The financial freedom you envision as a business owner has its start in knowing what your current results are from the “Covering Your Cost Calculations.” These seven formulas are the fastest way to increase your understanding of what it costs you to do business.
Once you know what it costs you to do business, you can decide which costs you are willing to live with and which costs need to be reduced. Your Profit Plan is how you frame your cost structure to earn the profits you require for the return on the investment you have in your business.
Fail to do this, and you will never gain control over the costs of your business. Unmanaged costs are the leading cause for businesses running out of cash, paying for costs that are too high on their way to going out of business.
Making money starts with accurately knowing what your costs are across your business. Another basic business truism is that money is “hard to earn and easy to lose.” The best way to guard your money with care is by knowing the actual costs of your business so that you can price your products and services to make money.
The most basic business calculation to perform is the “Covering Your Cost Calculations,” which represent the starting point for achieving financial freedom. Use these formulas to increase your understanding of what it costs you to do business.
Financial freedom is not something that happens randomly for the fortunate few; it’s something that you engineer by knowing the math behind your business costs. Below are the most common Cover Your Cost Calculations:
1. Revenue per “ALL” Employees
Net Sales / # of Full-time Employees
A company earning $110,000 in sales per employee will struggle against a company earning $1,100,000 in sales per employee. This is because the more employees you have on your payroll, the higher the risk of costly mistakes, so you need to push this number up continuously.
2. Breakeven Sales Point
Fixed Costs/(1-(Variable Costs/Sales))
Should that company have $300,000 in fixed costs and $1,800,000 in variable costs, it must generate $1,650,000 in sales to breakeven. Should they generate $1,485,000 with no change in operating expenses, they will lose ($165,000) because sales came in below breakeven and expenses didn’t change.
3. Average Daily Costs to Do Business
COGS + SG&A / # of Days
If your average cost per day is $105,000 and you take in $110,000 in average sales then you’re $5,000 ahead. If the next day cost structure doesn’t change, and you only take in $99,000 then you’re down ($6,000) for the day and ($1,000) for the two days because you took in less on day two than you spent. This is why you need to pay attention to changes in sales so you can make sure you’re costs are adjusting before you did yourself into a difficult hole to dig out of.
4. Overhead Absorption Rate
Total Fixed Costs / Total Variable Costs
An Overhead Absorption Rate of 0.17 means you are planning to spend $374,000 in SG&A expenses on COGS of $1,800,000. Spend more than your OAR targeted $374,000 and you will miss your Operating Income target of $100,000.
5. Cost to Do Business
Gross Sales – Net Income
Gross Sales of $2,250,000 and net income of $100,000 is the same as $1.00 – $0.04 = $0.96 or your cost to do business on every dollar sold.
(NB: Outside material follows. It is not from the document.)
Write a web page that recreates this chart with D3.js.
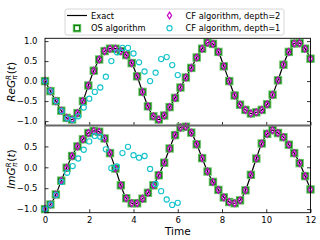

Put another way, you spent $2,150,000 chasing after the $100,000 you earned from the $2,250,000 in Gross Sales. Put another way, every cent you don’t spend is a penny that drops straight to your bottom-line.
6. Average Net Proft per Manager
Net Profit / # of Full-time Managers
A company earning $100,000 in Net Profit is averaging $20,000 in bottom-line profits through the work of its 5 managers is going to struggle against a company earning the same amount with fewer managers. This is because the more managers you have on your payroll, the higher the risk of bureaucracy and employee frustration when you have more bosses than workers.
7. Owners’ Compensation Ratio
Total Owner’s Compensation / Net Income
A ratio of 0.3 means that for every dollar of Net Income, the owner is paying themselves $0.30 of each profit dollar after everyone else has been paid. Put another way, the owner is holding onto $0.01 for every $1.00 sold and collected.
8. New Investment Validation Calculation
Planned Spend / Net Profit Margin
A planned investment with a cost of $50,000 and a 10% targeted Return on that Investment. I.e., you have a goal of earning 10% in Net Income from Net Sales. The sales value of that investment is $500,000 ( $50,000 / 0.10 = $500,000). This means you will need to generate $500,000 in sales to return your $50,000 investment. The core question is, how long will it take to generate the $500,000 in sales?
When you can do the math for any area of your business, you can change the results for that area by changing the inputs used in its equation.